→ Data segment:
Start

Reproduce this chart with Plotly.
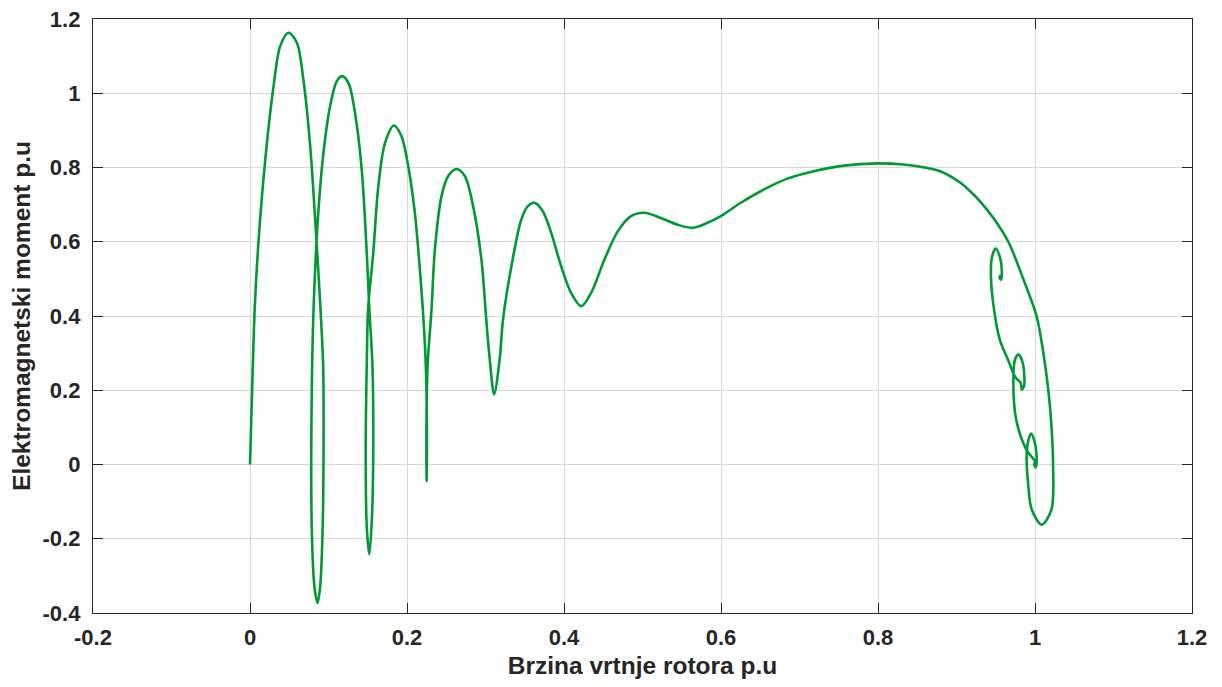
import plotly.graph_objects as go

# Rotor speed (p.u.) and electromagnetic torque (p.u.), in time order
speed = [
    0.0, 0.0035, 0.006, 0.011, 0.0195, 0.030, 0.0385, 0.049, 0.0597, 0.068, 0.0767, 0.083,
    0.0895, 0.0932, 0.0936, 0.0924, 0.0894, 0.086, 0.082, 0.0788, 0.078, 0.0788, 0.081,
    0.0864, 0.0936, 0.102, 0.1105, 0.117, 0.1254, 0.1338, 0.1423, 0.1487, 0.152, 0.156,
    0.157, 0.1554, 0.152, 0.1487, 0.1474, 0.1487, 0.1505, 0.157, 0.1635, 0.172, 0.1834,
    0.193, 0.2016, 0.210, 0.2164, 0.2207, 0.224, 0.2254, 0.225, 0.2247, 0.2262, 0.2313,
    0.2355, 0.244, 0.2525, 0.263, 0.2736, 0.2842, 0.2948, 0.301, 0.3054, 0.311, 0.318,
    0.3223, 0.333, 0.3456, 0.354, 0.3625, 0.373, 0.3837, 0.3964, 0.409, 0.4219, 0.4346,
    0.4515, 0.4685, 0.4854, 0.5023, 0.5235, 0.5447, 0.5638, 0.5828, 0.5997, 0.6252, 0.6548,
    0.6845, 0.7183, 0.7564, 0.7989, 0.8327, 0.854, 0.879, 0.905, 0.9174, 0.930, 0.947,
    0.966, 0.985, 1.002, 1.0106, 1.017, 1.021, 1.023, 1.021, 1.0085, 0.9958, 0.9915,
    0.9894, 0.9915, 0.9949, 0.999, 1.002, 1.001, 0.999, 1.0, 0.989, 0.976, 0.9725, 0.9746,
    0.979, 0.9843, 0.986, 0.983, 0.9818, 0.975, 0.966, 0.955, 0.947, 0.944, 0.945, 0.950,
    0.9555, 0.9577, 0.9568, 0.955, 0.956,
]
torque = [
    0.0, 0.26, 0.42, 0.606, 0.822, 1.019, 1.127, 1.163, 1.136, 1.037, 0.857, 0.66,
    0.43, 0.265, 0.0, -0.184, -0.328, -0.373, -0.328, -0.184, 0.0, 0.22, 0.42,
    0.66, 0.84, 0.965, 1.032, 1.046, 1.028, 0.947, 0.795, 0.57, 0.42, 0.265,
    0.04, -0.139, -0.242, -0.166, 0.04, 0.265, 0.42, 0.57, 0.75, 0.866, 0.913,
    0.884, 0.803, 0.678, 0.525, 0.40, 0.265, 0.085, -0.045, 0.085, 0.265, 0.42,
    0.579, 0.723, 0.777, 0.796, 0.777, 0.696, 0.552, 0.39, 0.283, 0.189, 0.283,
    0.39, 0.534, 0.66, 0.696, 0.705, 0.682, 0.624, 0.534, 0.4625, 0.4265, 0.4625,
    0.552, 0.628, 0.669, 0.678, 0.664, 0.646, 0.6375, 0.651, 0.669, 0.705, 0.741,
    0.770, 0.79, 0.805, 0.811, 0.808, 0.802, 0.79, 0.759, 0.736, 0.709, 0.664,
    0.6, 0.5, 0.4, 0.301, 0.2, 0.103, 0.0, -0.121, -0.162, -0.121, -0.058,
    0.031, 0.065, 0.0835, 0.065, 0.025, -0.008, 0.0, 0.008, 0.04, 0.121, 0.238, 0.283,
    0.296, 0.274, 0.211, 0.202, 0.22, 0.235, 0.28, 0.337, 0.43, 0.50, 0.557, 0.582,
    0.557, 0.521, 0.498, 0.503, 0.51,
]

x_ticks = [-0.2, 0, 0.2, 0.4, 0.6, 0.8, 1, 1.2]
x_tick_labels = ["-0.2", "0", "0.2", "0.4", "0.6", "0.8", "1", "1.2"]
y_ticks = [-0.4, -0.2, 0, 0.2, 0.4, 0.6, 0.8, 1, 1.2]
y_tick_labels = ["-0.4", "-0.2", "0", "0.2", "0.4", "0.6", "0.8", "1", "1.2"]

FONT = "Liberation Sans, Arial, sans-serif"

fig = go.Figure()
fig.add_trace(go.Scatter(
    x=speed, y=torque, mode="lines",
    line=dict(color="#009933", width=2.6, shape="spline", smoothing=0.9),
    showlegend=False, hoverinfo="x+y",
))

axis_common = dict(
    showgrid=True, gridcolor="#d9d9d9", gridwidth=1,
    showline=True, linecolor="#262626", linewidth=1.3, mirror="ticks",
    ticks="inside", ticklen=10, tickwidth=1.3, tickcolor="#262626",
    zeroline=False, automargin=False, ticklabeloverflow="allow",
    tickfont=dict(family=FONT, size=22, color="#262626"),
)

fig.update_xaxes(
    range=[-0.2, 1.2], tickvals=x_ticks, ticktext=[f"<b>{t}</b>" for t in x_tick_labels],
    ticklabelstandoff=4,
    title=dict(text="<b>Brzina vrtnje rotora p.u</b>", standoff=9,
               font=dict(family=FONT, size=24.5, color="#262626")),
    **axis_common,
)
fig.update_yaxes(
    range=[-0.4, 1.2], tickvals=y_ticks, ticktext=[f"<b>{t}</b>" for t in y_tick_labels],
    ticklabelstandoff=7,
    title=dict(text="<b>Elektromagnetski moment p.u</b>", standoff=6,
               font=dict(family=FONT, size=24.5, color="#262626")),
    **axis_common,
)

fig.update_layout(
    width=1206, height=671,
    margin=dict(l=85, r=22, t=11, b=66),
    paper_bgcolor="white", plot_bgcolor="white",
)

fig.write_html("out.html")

End

→ Exercise details:
Leave the pictures out, and print every line of the listing exactly as written.

→ Task output:
Reproduce this chart with Plotly.
import plotly.graph_objects as go

# Rotor speed (p.u.) and electromagnetic torque (p.u.), in time order
speed = [
    0.0, 0.0035, 0.006, 0.011, 0.0195, 0.030, 0.0385, 0.049, 0.0597, 0.068, 0.0767, 0.083,
    0.0895, 0.0932, 0.0936, 0.0924, 0.0894, 0.086, 0.082, 0.0788, 0.078, 0.0788, 0.081,
    0.0864, 0.0936, 0.102, 0.1105, 0.117, 0.1254, 0.1338, 0.1423, 0.1487, 0.152, 0.156,
    0.157, 0.1554, 0.152, 0.1487, 0.1474, 0.1487, 0.1505, 0.157, 0.1635, 0.172, 0.1834,
    0.193, 0.2016, 0.210, 0.2164, 0.2207, 0.224, 0.2254, 0.225, 0.2247, 0.2262, 0.2313,
    0.2355, 0.244, 0.2525, 0.263, 0.2736, 0.2842, 0.2948, 0.301, 0.3054, 0.311, 0.318,
    0.3223, 0.333, 0.3456, 0.354, 0.3625, 0.373, 0.3837, 0.3964, 0.409, 0.4219, 0.4346,
    0.4515, 0.4685, 0.4854, 0.5023, 0.5235, 0.5447, 0.5638, 0.5828, 0.5997, 0.6252, 0.6548,
    0.6845, 0.7183, 0.7564, 0.7989, 0.8327, 0.854, 0.879, 0.905, 0.9174, 0.930, 0.947,
    0.966, 0.985, 1.002, 1.0106, 1.017, 1.021, 1.023, 1.021, 1.0085, 0.9958, 0.9915,
    0.9894, 0.9915, 0.9949, 0.999, 1.002, 1.001, 0.999, 1.0, 0.989, 0.976, 0.9725, 0.9746,
    0.979, 0.9843, 0.986, 0.983, 0.9818, 0.975, 0.966, 0.955, 0.947, 0.944, 0.945, 0.950,
    0.9555, 0.9577, 0.9568, 0.955, 0.956,
]
torque = [
    0.0, 0.26, 0.42, 0.606, 0.822, 1.019, 1.127, 1.163, 1.136, 1.037, 0.857, 0.66,
    0.43, 0.265, 0.0, -0.184, -0.328, -0.373, -0.328, -0.184, 0.0, 0.22, 0.42,
    0.66, 0.84, 0.965, 1.032, 1.046, 1.028, 0.947, 0.795, 0.57, 0.42, 0.265,
    0.04, -0.139, -0.242, -0.166, 0.04, 0.265, 0.42, 0.57, 0.75, 0.866, 0.913,
    0.884, 0.803, 0.678, 0.525, 0.40, 0.265, 0.085, -0.045, 0.085, 0.265, 0.42,
    0.579, 0.723, 0.777, 0.796, 0.777, 0.696, 0.552, 0.39, 0.283, 0.189, 0.283,
    0.39, 0.534, 0.66, 0.696, 0.705, 0.682, 0.624, 0.534, 0.4625, 0.4265, 0.4625,
    0.552, 0.628, 0.669, 0.678, 0.664, 0.646, 0.6375, 0.651, 0.669, 0.705, 0.741,
    0.770, 0.79, 0.805, 0.811, 0.808, 0.802, 0.79, 0.759, 0.736, 0.709, 0.664,
    0.6, 0.5, 0.4, 0.301, 0.2, 0.103, 0.0, -0.121, -0.162, -0.121, -0.058,
    0.031, 0.065, 0.0835, 0.065, 0.025, -0.008, 0.0, 0.008, 0.04, 0.121, 0.238, 0.283,
    0.296, 0.274, 0.211, 0.202, 0.22, 0.235, 0.28, 0.337, 0.43, 0.50, 0.557, 0.582,
    0.557, 0.521, 0.498, 0.503, 0.51,
]

x_ticks = [-0.2, 0, 0.2, 0.4, 0.6, 0.8, 1, 1.2]
x_tick_labels = ["-0.2", "0", "0.2", "0.4", "0.6", "0.8", "1", "1.2"]
y_ticks = [-0.4, -0.2, 0, 0.2, 0.4, 0.6, 0.8, 1, 1.2]
y_tick_labels = ["-0.4", "-0.2", "0", "0.2", "0.4", "0.6", "0.8", "1", "1.2"]

FONT = "Liberation Sans, Arial, sans-serif"

fig = go.Figure()
fig.add_trace(go.Scatter(
    x=speed, y=torque, mode="lines",
    line=dict(color="#009933", width=2.6, shape="spline", smoothing=0.9),
    showlegend=False, hoverinfo="x+y",
))

axis_common = dict(
    showgrid=True, gridcolor="#d9d9d9", gridwidth=1,
    showline=True, linecolor="#262626", linewidth=1.3, mirror="ticks",
    ticks="inside", ticklen=10, tickwidth=1.3, tickcolor="#262626",
    zeroline=False, automargin=False, ticklabeloverflow="allow",
    tickfont=dict(family=FONT, size=22, color="#262626"),
)

fig.update_xaxes(
    range=[-0.2, 1.2], tickvals=x_ticks, ticktext=[f"<b>{t}</b>" for t in x_tick_labels],
    ticklabelstandoff=4,
    title=dict(text="<b>Brzina vrtnje rotora p.u</b>", standoff=9,
               font=dict(family=FONT, size=24.5, color="#262626")),
    **axis_common,
)
fig.update_yaxes(
    range=[-0.4, 1.2], tickvals=y_ticks, ticktext=[f"<b>{t}</b>" for t in y_tick_labels],
    ticklabelstandoff=7,
    title=dict(text="<b>Elektromagnetski moment p.u</b>", standoff=6,
               font=dict(family=FONT, size=24.5, color="#262626")),
    **axis_common,
)

fig.update_layout(
    width=1206, height=671,
    margin=dict(l=85, r=22, t=11, b=66),
    paper_bgcolor="white", plot_bgcolor="white",
)

fig.write_html("out.html")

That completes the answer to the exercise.